<<<<

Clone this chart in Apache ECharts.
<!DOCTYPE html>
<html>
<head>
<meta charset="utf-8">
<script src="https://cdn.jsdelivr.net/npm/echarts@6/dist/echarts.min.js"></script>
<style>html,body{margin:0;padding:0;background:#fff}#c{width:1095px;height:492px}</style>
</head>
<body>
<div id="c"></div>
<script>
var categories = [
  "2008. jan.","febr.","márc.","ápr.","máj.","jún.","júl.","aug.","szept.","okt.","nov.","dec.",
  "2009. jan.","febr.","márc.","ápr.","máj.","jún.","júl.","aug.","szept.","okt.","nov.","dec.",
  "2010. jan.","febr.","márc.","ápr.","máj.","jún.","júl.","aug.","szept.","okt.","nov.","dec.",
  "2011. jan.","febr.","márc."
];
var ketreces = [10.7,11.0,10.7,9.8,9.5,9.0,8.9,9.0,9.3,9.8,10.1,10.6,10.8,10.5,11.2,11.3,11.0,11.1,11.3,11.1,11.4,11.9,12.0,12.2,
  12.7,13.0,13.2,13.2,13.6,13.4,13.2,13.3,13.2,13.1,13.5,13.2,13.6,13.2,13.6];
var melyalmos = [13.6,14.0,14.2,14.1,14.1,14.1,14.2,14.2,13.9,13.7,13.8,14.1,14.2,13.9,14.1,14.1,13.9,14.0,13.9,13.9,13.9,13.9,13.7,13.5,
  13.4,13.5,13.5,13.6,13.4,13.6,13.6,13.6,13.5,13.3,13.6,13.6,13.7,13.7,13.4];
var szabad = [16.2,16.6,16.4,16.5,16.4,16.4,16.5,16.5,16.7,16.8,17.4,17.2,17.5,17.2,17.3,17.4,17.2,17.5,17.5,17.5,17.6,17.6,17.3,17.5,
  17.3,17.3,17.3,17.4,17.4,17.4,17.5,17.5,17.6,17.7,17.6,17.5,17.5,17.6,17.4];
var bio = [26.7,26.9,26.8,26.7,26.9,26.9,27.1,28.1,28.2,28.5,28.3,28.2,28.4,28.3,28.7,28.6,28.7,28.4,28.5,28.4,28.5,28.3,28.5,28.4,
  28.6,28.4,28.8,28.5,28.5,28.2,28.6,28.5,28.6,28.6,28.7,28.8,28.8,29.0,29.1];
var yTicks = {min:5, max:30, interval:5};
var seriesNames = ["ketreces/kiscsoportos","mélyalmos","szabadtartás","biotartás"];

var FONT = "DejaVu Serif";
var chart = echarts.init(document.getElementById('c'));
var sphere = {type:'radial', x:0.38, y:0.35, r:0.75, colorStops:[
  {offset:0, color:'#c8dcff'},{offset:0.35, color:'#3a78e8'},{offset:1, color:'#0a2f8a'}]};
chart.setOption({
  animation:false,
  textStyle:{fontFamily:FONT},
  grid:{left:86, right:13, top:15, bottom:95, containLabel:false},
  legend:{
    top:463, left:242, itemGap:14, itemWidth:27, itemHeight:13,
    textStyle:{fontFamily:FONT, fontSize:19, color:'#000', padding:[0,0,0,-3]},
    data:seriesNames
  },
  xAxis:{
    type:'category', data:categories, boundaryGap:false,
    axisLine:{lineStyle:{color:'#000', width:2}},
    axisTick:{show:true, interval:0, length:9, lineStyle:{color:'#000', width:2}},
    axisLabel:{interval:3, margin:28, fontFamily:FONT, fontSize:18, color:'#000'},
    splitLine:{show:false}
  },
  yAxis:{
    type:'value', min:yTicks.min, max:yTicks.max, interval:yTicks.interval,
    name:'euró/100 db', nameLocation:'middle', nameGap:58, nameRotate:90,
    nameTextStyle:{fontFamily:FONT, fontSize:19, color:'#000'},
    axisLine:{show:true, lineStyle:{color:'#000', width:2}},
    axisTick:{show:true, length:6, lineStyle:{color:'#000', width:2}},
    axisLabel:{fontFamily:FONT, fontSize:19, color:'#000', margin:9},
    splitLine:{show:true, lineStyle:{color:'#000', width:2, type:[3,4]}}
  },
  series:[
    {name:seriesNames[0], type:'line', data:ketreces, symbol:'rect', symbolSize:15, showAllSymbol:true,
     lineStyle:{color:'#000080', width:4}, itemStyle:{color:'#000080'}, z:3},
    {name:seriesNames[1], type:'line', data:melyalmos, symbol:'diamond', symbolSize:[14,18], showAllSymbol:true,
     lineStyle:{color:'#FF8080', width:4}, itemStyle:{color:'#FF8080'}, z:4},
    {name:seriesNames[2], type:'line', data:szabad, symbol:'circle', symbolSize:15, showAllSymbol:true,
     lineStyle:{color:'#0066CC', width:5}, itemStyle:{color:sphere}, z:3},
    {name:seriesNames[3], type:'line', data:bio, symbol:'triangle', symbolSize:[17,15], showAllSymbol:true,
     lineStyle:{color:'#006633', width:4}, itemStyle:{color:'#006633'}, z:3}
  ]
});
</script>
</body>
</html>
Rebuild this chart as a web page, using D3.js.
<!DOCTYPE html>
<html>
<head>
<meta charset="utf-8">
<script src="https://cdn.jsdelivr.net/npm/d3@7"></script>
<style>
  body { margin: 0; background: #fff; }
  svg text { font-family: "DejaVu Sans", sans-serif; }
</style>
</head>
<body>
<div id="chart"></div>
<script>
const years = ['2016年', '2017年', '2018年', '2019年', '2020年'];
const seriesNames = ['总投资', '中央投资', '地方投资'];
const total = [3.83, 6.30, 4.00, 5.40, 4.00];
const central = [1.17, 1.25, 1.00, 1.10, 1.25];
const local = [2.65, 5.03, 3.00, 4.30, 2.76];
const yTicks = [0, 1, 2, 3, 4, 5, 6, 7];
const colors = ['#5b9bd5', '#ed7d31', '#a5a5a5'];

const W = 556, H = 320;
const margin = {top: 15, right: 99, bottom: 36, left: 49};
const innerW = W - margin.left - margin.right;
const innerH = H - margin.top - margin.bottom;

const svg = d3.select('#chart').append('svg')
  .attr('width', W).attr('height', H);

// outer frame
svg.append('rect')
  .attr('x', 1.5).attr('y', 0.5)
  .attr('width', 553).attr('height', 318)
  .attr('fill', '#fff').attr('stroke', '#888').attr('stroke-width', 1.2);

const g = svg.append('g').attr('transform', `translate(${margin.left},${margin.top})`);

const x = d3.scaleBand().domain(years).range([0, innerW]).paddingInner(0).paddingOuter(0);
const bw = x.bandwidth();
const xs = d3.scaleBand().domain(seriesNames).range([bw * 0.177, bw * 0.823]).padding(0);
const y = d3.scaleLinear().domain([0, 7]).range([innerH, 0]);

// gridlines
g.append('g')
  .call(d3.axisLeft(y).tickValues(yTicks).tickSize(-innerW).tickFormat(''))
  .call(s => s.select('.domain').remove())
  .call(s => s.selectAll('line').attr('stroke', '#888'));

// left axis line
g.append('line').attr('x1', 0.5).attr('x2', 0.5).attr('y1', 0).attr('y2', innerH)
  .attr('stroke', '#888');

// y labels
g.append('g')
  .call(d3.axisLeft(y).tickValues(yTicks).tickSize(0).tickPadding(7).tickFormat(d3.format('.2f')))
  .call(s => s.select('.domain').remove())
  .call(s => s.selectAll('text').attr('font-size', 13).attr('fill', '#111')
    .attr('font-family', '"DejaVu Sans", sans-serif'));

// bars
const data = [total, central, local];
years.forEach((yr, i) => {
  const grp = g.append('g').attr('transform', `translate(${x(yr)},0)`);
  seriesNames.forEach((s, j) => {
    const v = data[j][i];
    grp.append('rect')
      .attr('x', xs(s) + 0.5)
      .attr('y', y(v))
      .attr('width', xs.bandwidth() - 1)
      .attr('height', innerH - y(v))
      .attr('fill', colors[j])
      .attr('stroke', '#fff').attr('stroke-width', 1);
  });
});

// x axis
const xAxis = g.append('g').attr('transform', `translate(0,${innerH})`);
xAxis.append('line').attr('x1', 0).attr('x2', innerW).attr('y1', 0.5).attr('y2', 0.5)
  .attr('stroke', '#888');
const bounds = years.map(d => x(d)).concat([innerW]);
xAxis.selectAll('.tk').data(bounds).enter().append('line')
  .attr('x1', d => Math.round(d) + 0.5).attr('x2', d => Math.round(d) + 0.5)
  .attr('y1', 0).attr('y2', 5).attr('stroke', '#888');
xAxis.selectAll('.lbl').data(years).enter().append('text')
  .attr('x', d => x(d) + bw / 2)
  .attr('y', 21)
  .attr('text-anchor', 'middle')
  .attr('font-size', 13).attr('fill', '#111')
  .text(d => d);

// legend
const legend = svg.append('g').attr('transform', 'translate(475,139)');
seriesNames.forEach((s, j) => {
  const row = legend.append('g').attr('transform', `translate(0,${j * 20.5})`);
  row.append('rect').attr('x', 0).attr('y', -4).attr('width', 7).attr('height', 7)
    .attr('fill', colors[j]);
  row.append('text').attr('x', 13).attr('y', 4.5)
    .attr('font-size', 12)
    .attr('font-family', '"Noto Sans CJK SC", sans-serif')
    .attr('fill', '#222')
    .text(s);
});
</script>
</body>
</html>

>>>>

» Problem
From the records above, pick out and copy each line holding the word "this".

» Final result
Clone this chart in Apache ECharts.
Rebuild this chart as a web page, using D3.js.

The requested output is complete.